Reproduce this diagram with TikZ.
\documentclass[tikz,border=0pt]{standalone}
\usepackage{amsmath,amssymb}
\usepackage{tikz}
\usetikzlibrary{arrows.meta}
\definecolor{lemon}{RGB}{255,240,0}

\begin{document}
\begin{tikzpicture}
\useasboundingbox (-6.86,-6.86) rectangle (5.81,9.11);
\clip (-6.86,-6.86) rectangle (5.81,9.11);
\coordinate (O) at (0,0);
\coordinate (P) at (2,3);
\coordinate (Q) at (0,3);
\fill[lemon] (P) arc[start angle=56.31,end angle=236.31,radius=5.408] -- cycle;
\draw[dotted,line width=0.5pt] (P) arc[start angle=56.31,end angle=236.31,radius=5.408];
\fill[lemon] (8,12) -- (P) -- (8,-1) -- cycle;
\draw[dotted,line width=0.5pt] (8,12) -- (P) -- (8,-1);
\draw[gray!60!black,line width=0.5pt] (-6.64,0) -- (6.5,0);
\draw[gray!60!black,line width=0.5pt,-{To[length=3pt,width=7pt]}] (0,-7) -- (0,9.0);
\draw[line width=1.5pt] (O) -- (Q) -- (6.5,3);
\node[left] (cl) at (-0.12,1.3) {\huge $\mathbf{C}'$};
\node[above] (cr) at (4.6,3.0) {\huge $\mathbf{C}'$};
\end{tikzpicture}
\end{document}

*WORK TO COMPLETE*
Write out the listing once more, matching it exactly.

*RIGHT ANSWER*
Reproduce this diagram with TikZ.
\documentclass[tikz,border=0pt]{standalone}
\usepackage{amsmath,amssymb}
\usepackage{tikz}
\usetikzlibrary{arrows.meta}
\definecolor{lemon}{RGB}{255,240,0}

\begin{document}
\begin{tikzpicture}
\useasboundingbox (-6.86,-6.86) rectangle (5.81,9.11);
\clip (-6.86,-6.86) rectangle (5.81,9.11);
\coordinate (O) at (0,0);
\coordinate (P) at (2,3);
\coordinate (Q) at (0,3);
\fill[lemon] (P) arc[start angle=56.31,end angle=236.31,radius=5.408] -- cycle;
\draw[dotted,line width=0.5pt] (P) arc[start angle=56.31,end angle=236.31,radius=5.408];
\fill[lemon] (8,12) -- (P) -- (8,-1) -- cycle;
\draw[dotted,line width=0.5pt] (8,12) -- (P) -- (8,-1);
\draw[gray!60!black,line width=0.5pt] (-6.64,0) -- (6.5,0);
\draw[gray!60!black,line width=0.5pt,-{To[length=3pt,width=7pt]}] (0,-7) -- (0,9.0);
\draw[line width=1.5pt] (O) -- (Q) -- (6.5,3);
\node[left] (cl) at (-0.12,1.3) {\huge $\mathbf{C}'$};
\node[above] (cr) at (4.6,3.0) {\huge $\mathbf{C}'$};
\end{tikzpicture}
\end{document}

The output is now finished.